さらに、政治経済学部はリサーチデザインに関する集中講義や特別セミナーを開催することがありました。私は当時提供されていたSGU(スーパーグローバル大学)プログラムで政治経済学部とエセックス大学、オーストラリア国立大学が主催するサーベイとテキスト分析のサマースクールに参加し、RStudioやSTATAなどのプログラミングソフトでコードやパッケージを使って回帰分析を含めデータを分析や可視化することを学びました。また、いくつかの研究プロジェクトで研究補助者を務め、外交や金融データの収集や整理を手伝うことで、定量的なスキルを強化しました。このようなスキルを活かして、私がデザインしオンラインで実施したサーベイ実験からの回答を分析した学士論文を書きました。
3号館から見た大隈講堂の眺め
【政治学研究科で経験したこと】
政治学研究科では経験や数理的分析に関する科目や研究領域に特化した文献研究セミナーなどがあり、徹底した方法論のトレーニングを提供してくれました。私は修士課程と博士後期課程では、指導教員のジョウ・ウィリー先生と副指導教員の唐亮先生のゼミに所属し、定期的に研究進捗について発表しました。指導教員とゼミのメンバーからフィードバックを受けることで、進行中の研究の改善点を見つけることができました。自分のモデルの限界についての建設的なコメントや、統計結果について質的な説明ができないかという建設的な質問もよく受けました。また、政治学研究科では他大学や他国から研究者を招待して共同セミナーやワークショップを開催することも多く、面白い研究トピックや最先端の手段について視野を広げたり、異文化間の対話に参加したりすることができました。
3号館中央のエスカレーター
3号館の内観
私は都度指導教員からキャリアに関するアドバイスをもらい、早稲田政治経済学会、早稲田現代政治経済研究所や計量・数理政治学会など、学内外の組織が主催する研究会や学会への参加を勧められました。研究発表を通して、ポスターやスライドの作り方、人前で話すことなど、実践的なスキルを磨くことができました。他の研究を聞くことで、経験豊富な研究者の研究デザインから学び、自分の研究をより客観的に評価することができました。他の研究者とコミュニケーションをとることで、同じような研究分野の研究者とネットワーキングすることができました。また、学部の授業TAを務め、教室でのディスカッションのファシリテーションや、Rというプログラミング言語の基礎的なコードやパッケージの紹介を担当しました。授業TAとして教えたり質問に答えたりすることで、私自身のプログラミングスキルが向上し、大学で働くということがどのようなことなのかを体験することができました。
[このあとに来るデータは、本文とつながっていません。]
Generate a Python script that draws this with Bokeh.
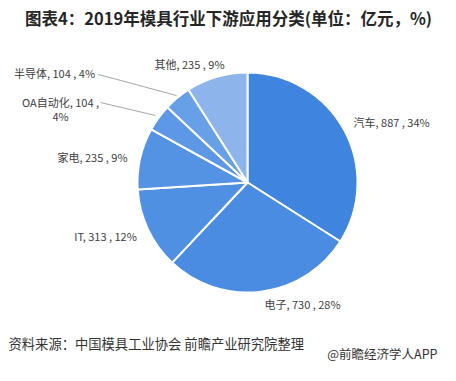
import math
from bokeh.plotting import figure
from bokeh.models import Range1d, ColumnDataSource
from bokeh.core.properties import value
from bokeh.embed import file_html
from bokeh.resources import INLINE

categories = ["汽车", "电子", "IT", "家电", "OA自动化", "半导体", "其他"]
values = [887, 730, 313, 235, 104, 104, 235]
colors = ["#3F85DF", "#4A8CE2", "#4F90E3", "#5493E4", "#5D98E6", "#68A0E8", "#8DB5EC"]

title_text = "图表4：2019年模具行业下游应用分类(单位：亿元，%)"
source_text = "资料来源：中国模具工业协会 前瞻产业研究院整理"
brand_text = "@前瞻经济学人APP"

FW, FH = 440, 365
FONT = "Noto Sans CJK SC"

def sy(y):
    return FH - y

p = figure(width=FW, height=FH, output_backend="svg", toolbar_location=None,
           x_range=Range1d(0, FW), y_range=Range1d(0, FH), min_border=0)
p.axis.visible = False
p.grid.visible = False
p.outline_line_color = None
p.background_fill_color = "white"

total = sum(values)
starts, ends = [], []
cum = 0.0
for v in values:
    a0 = math.pi / 2 - 2 * math.pi * (cum + v) / total
    a1 = math.pi / 2 - 2 * math.pi * cum / total
    starts.append(a0)
    ends.append(a1)
    cum += v

cx, cy, r = 247, sy(182), 110
src = ColumnDataSource(dict(start=starts, end=ends, color=colors))
p.wedge(x=cx, y=cy, radius=r, start_angle="start", end_angle="end",
        fill_color="color", line_color="white", line_width=2, source=src)

pcts = [round(v / total * 100) for v in values]
labels = [f"{c}, {v} , {pc}%" for c, v, pc in zip(categories, values, pcts)]

# leader lines
p.line(x=[98, 176], y=[sy(74), sy(95)], line_color="#A6A6A6", line_width=1)
p.line(x=[100, 155], y=[sy(102), sy(115)], line_color="#A6A6A6", line_width=1)

lab_color = "#404040"
pos = [
    (353, 121, "left"),
    (302, 303, "center"),
    (105, 235, "center"),
    (92, 156, "center"),
    None,
    (54, 72, "center"),
    (189, 63, "center"),
]
for lab, ps in zip(labels, pos):
    if ps is None:
        continue
    x, y, al = ps
    p.text(x=[x], y=[sy(y)], text=[lab], text_font=value(FONT), text_font_size="11px",
           text_color=lab_color, text_align=al, text_baseline="middle")

oa = labels[4]
first, second = oa.rsplit(" ", 1)
p.text(x=[60], y=[sy(101)], text=[first], text_font=value(FONT), text_font_size="11px",
       text_color=lab_color, text_align="center", text_baseline="middle")
p.text(x=[60], y=[sy(115)], text=[second], text_font=value(FONT), text_font_size="11px",
       text_color=lab_color, text_align="center", text_baseline="middle")

p.text(x=[228], y=[sy(17)], text=[title_text], text_font=value(FONT), text_font_size="16.5px",
       text_font_style="bold", text_color="#262626", text_align="center", text_baseline="middle")
p.text(x=[8], y=[sy(343)], text=[source_text], text_font=value(FONT), text_font_size="13.3px",
       text_color="#333333", text_align="left", text_baseline="middle")
p.text(x=[437], y=[sy(353)], text=[brand_text], text_font=value(FONT), text_font_size="12.5px",
       text_color="#333333", text_align="right", text_baseline="middle")

open("out.html", "w").write(file_html(p, INLINE))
政治学研究科には研究しやすい設備が充実しており、大学院生部屋や読書室、コンピュータールームで、論文の執筆やデータ分析などに一人で集中することができます。さらに、3号館の大隈講堂を窓から眺められるラウンジや、国際文学館村上春樹ライブラリーに併設されているカフェオレンジキャットで開催される政研リトリートでは、リラックスした雰囲気の中で仲間や先生たちと交流することができます。また、留学生向けの奨学金が充実しています。私は学部と修士課程では授業料減免奨学金と日本学生支援機構奨学金、博士後期課程では大学院博士後期課程研究者養成奨学金と朴龍九育成会奨学金を受給し、博士論文の執筆に活かすことができました。
3号館9階のコンピュータルーム
3号館地下1階の大学院生用の閲覧室
教員の指導や快適な研究環境のおかげで、私はWorld Values Surveyを利用して中華圏の脱物質主義的価値観を分析した修士論文を書き、計量・数理政治学会でポスター発表をしました。修士課程を修了してから、現在は中華圏の脱物質主義的価値観の諸側面、例えば男女平等や環境保護における態度を分析する博士論文に取り組んでいます。
【将来の目標】
政治経済学部と政治学研究科は私に社会科学の研究における魅力と挑戦を教えてくれただけでなく、私自身の研究課題に取り組むためのデータを分析スキルやその分析方法を反省する習慣を身に付けてくれました。私は経験的方法がいかに社会学研究をより科学的でエビデンスに基づいたものにし、研究者間の対話の架け橋となりうるかを理解してきました。先学期、私は早稲田現代政治経済研究所(WINPEC)や早稲田高等研究所のセミナーなどで、Asian Barometerの最新三波を用いて中華圏における家族構造と性別役割に対する態度を分析した博士論文の一章について発表しました。最近は、World Values Surveyの最新三波を用いて中国大陸における環境意識を分析した博士論文の一章についてワーキングペーパーを書きました。将来的には、移民に対する態度など、より多くの脱物質主義のトピックを探求し、他のサーベイデータを利用し、学会などで発表することを目指しています。